Rome prosecutors to question Regeni’s Cambridge supervisor in January: ANSA

Rome prosecutors will be questioning Giulio Regeni’s supervisor, the University of Cambridge professor Maha Abdelrahman, in January as part of the investigation into the Italian student’s murder in Egypt last year, the Italian wire service ANSA reported on Wednesday.

Earlier in October, Rome prosecutors sent a formal petition to the British authorities requesting to be able to question her, as well as asking for her mobile and fixed-line phone records from the period between January 2015 and February 28 2016 in order to “reconstruct her network of relations,” La Repubblica said.

In an article entitled ‘The Lies of Cambridge’, Le Repubblica explained that the petition was launched due to alleged “ambiguity and omissions” by Abdelrahman in relation to the probe investigating the torture and murder of Regeni’.

The article also cites unease expressed by Regeni in two Skype conversations with his mother Paola, leading the Rome prosecutors to request clarification on several aspects of the case.

These aspects include how the subject of Regeni’s research on street traders was chosen, the selection of his tutor in Egypt, the research methods used, who decided what questions to ask the traders, and whether Regeni gave the results of his research to Abdelrahman during a meeting in Cairo on January 7, 2016.

The Rome prosecutor’s office confirmed that British authorities “were providing the utmost collaboration with the probe,” ANSA reported.

ANSA, who cited sources, wrote in November that Abdelrahman failed to meet a summons to appear before Italian prosecutors in June.

“The encounter at a Cambridge police station was first set for 9 am on June 7, then postponed to 4 pm on the same day, and then to June 8, but the professor did not turn up, the sources said on November 3.”

Following ANSA’s report, a Cambridge University spokesperson told ANSA that Abdelrahman “has repeatedly expressed her willingness to fully cooperate with the Italian prosecutors.”

Rome prosecutors sent a new formal petition to the British authorities in October to be able to question Abdelrahman, La Repubblica said.

Rabab al-Mahdi, Regeni’s tutor at the American University in Cairo, said the was “shocked and angry” after allegations were published against her and Abdelraham in the Italian media.
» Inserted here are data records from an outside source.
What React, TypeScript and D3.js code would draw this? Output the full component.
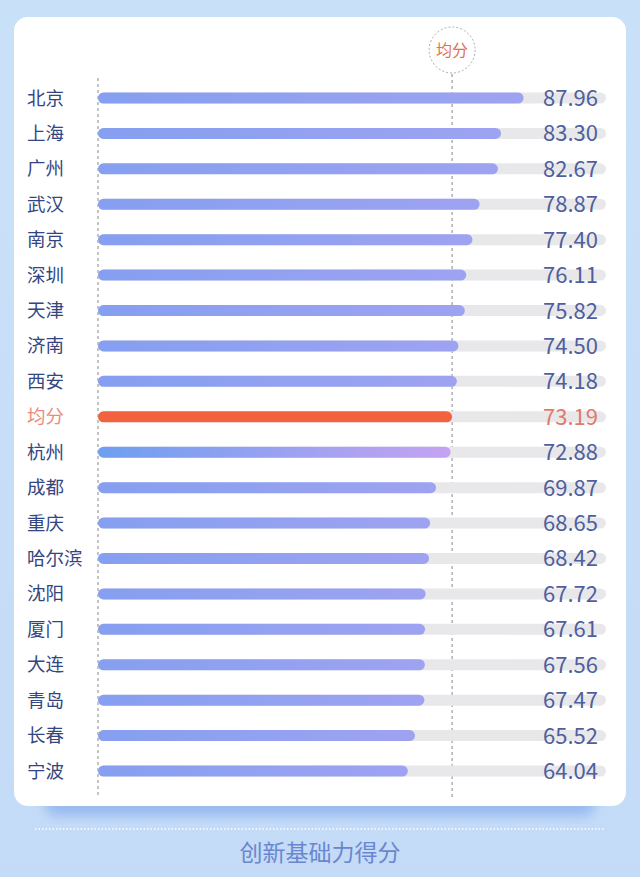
import React from "react";
import * as d3 from "d3";

const cities = ["北京","上海","广州","武汉","南京","深圳","天津","济南","西安","均分","杭州","成都","重庆","哈尔滨","沈阳","厦门","大连","青岛","长春","宁波"];
const scores = [87.96,83.30,82.67,78.87,77.40,76.11,75.82,74.50,74.18,73.19,72.88,69.87,68.65,68.42,67.72,67.61,67.56,67.47,65.52,64.04];
const avgLabel = "均分";
const avgValue = 73.19;
const highlightCity = "杭州";
const title = "创新基础力得分";

const W = 640, H = 877;
const FONT = "'Noto Sans CJK SC', 'Noto Sans', sans-serif";

export default function App() {
  const x = d3.scaleLinear().domain([0, 105]).range([98, 606]);
  const y = d3.scalePoint<string>().domain(cities).range([98, 771]);
  const barH = 11;
  return (
    <div style={{ position: "absolute", left: 0, top: 0 }}>
      <svg width={W} height={H} style={{ display: "block" }}>
        <defs>
          <linearGradient id="bg" x1="0" y1="0" x2="0" y2="1">
            <stop offset="0" stopColor="#c9e1f8" />
            <stop offset="1" stopColor="#c3dbf6" />
          </linearGradient>
          <linearGradient id="barG" x1="0" y1="0" x2="1" y2="0">
            <stop offset="0" stopColor="#869ff0" />
            <stop offset="1" stopColor="#9ea3f1" />
          </linearGradient>
          <linearGradient id="hiG" x1="0" y1="0" x2="1" y2="0">
            <stop offset="0" stopColor="#6e9ff0" />
            <stop offset="1" stopColor="#c4a3f2" />
          </linearGradient>
          <filter id="sh" x="-10%" y="-30%" width="120%" height="160%">
            <feGaussianBlur stdDeviation="6" />
          </filter>
        </defs>
        <rect x={0} y={0} width={W} height={H} fill="url(#bg)" />
        <rect x={45} y={790} width={550} height={26} rx={12} fill="#98b9f2" filter="url(#sh)" />
        <rect x={14} y={17} width={612} height={789} rx={14} fill="#ffffff" />
        <line x1={x(0)} x2={x(0)} y1={78} y2={797} stroke="#888" strokeWidth={1} strokeDasharray="3,3" />
        <line x1={x(avgValue)} x2={x(avgValue)} y1={74} y2={797} stroke="#888" strokeWidth={1} strokeDasharray="3,3" />
        <circle cx={x(avgValue)} cy={50} r={23} fill="none" stroke="#aaa" strokeWidth={1} strokeDasharray="2,2" />
        <text x={x(avgValue)} y={56} textAnchor="middle" fontFamily={FONT} fontSize={16} fill="#e4704f">{avgLabel}</text>
        {cities.map((c, i) => {
          const cy = y(c)!;
          const v = scores[i];
          const isAvg = c === avgLabel;
          const isHi = c === highlightCity;
          const fill = isAvg ? "#f2623e" : isHi ? "url(#hiG)" : "url(#barG)";
          return (
            <g key={c}>
              <rect x={x(0)} y={cy - barH / 2} width={x(105) - x(0)} height={barH} rx={5.5} fill="#e8e8ea" />
              <rect x={x(0)} y={cy - barH / 2} width={x(v) - x(0)} height={barH} rx={5.5} fill={fill} />
              <text x={27} y={cy + 6.5} fontFamily={FONT} fontSize={18.5} fill={isAvg ? "#e98a80" : "#34467f"}>{c}</text>
              <text x={598} y={cy + 8} textAnchor="end" fontFamily={FONT} fontSize={22} fill={isAvg ? "#e07a6a" : "#4f5f9e"}>{v.toFixed(2)}</text>
            </g>
          );
        })}
        <line x1={35} x2={605} y1={829} y2={829} stroke="#ffffff" strokeWidth={1.5} strokeDasharray="1.5,2" />
        <text x={320} y={861} textAnchor="middle" fontFamily={FONT} fontSize={23} fill="#6a86cf">{title}</text>
      </svg>
    </div>
  );
}
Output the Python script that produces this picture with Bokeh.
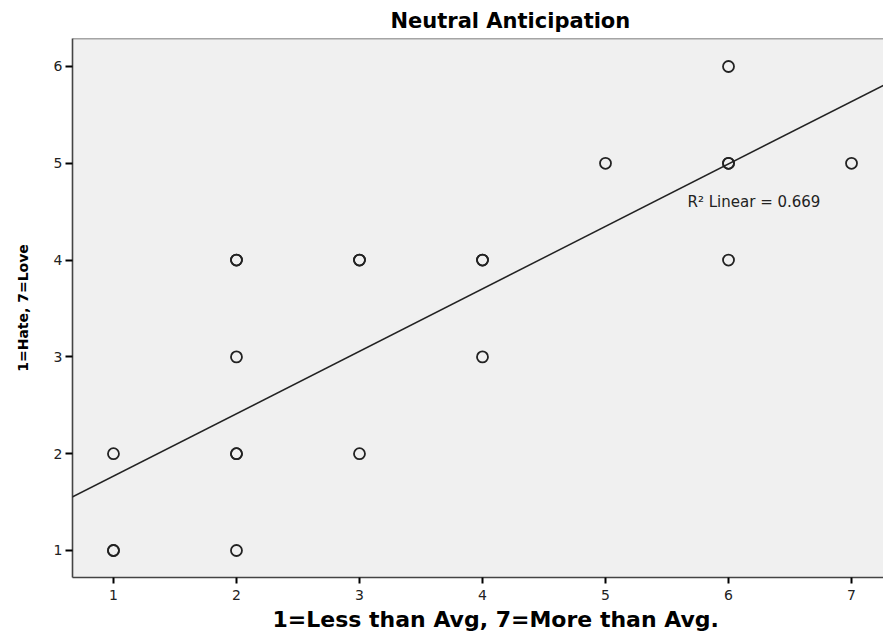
from bokeh.plotting import figure
from bokeh.models import Label, Span, Slope, Range1d, FixedTicker, ColumnDataSource, Title
from bokeh.embed import file_html
from bokeh.resources import INLINE

# Survey responses (repeated pairs are listed twice)
spending = [1, 1, 1, 2, 2, 2, 2, 2, 2, 3, 3, 3, 4, 4, 4, 5, 6, 6, 6, 6, 7]
feeling = [1, 1, 2, 1, 2, 2, 3, 4, 4, 2, 4, 4, 3, 4, 4, 5, 4, 5, 5, 6, 5]

# Linear fit
fit_slope = 0.645
fit_intercept = 1.123
r_squared = 0.669

x_ticks = [1, 2, 3, 4, 5, 6, 7]
y_ticks = [1, 2, 3, 4, 5, 6]

title_text = "Neutral Anticipation"
x_label_text = "1=Less than Avg, 7=More than Avg."
y_label_text = "1=Hate, 7=Love"

W, H = 883, 637
LEFT, TOP, BOTTOM = 72, 38, 60
x_lo, x_hi = 0.667, 7.26
y_lo, y_hi = 0.721, 6.289

p = figure(
    width=W, height=H,
    output_backend="svg", toolbar_location=None,
    x_range=Range1d(x_lo, x_hi), y_range=Range1d(y_lo, y_hi),
    min_border_left=LEFT, min_border_right=0,
    min_border_top=TOP, min_border_bottom=BOTTOM,
)
p.background_fill_color = "#f0f0f0"
p.border_fill_color = "white"
p.outline_line_color = None
p.xgrid.visible = False
p.ygrid.visible = False

# chart title, placed by its left edge
p.title.text = title_text
p.title.align = "left"
p.title.offset = 318
p.title.text_font = "DejaVu Sans"
p.title.text_font_style = "bold"
p.title.text_font_size = "21px"
p.title.text_color = "black"
p.title.standoff = 12

for ax in (p.xaxis, p.yaxis):
    ax.axis_line_color = "#444444"
    ax.axis_line_width = 1.6
    ax.major_tick_line_color = "black"
    ax.major_tick_line_width = 2
    ax.major_tick_in = 0
    ax.minor_tick_line_color = None
    ax.major_label_text_font = "DejaVu Sans"
    ax.major_label_text_font_size = "14px"
    ax.major_label_text_color = "#222222"

p.xaxis.ticker = FixedTicker(ticks=x_ticks)
p.yaxis.ticker = FixedTicker(ticks=y_ticks)
p.xaxis.major_tick_out = 6
p.yaxis.major_tick_out = 7
p.xaxis.major_label_standoff = 6
p.yaxis.major_label_standoff = 3

p.yaxis.axis_label = y_label_text
p.yaxis.axis_label_text_font = "DejaVu Sans"
p.yaxis.axis_label_text_font_style = "bold"
p.yaxis.axis_label_text_font_size = "14px"
p.yaxis.axis_label_text_color = "black"
p.yaxis.axis_label_standoff = 20

# horizontal axis caption, placed below the tick labels
p.add_layout(Title(text=x_label_text, align="left", offset=200,
                   text_font="DejaVu Sans", text_font_style="bold",
                   text_font_size="22px", text_color="black", standoff=4), "below")

# top edge of the plotting area
p.add_layout(Span(location=y_hi, dimension="width", line_color="#555555", line_width=1.6))

src = ColumnDataSource(data=dict(x=spending, y=feeling))
p.scatter("x", "y", source=src, marker="circle", size=11,
          fill_color=None, line_color="#222222", line_width=1.8)

p.add_layout(Slope(gradient=fit_slope, y_intercept=fit_intercept,
                   line_color="#222222", line_width=1.5))

p.add_layout(Label(x=5.667, y=4.595, text=f"R\u00b2 Linear = {r_squared:.3f}",
                   text_font="DejaVu Sans", text_font_size="15px",
                   text_color="#222222", text_baseline="middle", text_align="left"))

open("out.html", "w").write(file_html(p, INLINE))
“Not only are these articles deceptive and reveal a serious lack of understanding of how academic research functions, but also serve to shift the attention from the real question: who tortured and killed Giulio,” al-Mahdi previously told Italian media.

Giulio Regeni was a 28-year-old Cambridge Italian researcher residing in Cairo to conduct field research for his PhD thesis on independent unions in Egypt.

He disappeared January 25 2016 in central Cairo as police came out in force in anticipation of protests.

At first, police officials suggested Regeni may have died in a road accident, but his body, bearing signs of torture, was later found on the side of a road.

The Italian government withdrew its ambassador to Egypt back in April 2016 due to Egypt’s slow progress and unsatisfactory investigation into Regeni’s brutal murder: which experts and officials believe came at the hands of the state, despite repeated denials by the Egyptian government.

In September 2017, a new Italian ambassador took office in Cairo. Italian Foreign Minister Angelino Alfano defended the decision to normalize relations, explaining that Egypt was “an unavoidable partner” with whom it was “impossible not to have high-level political and diplomatic relations.”

Regeni’s parents called the move a “dressed-up surrender.”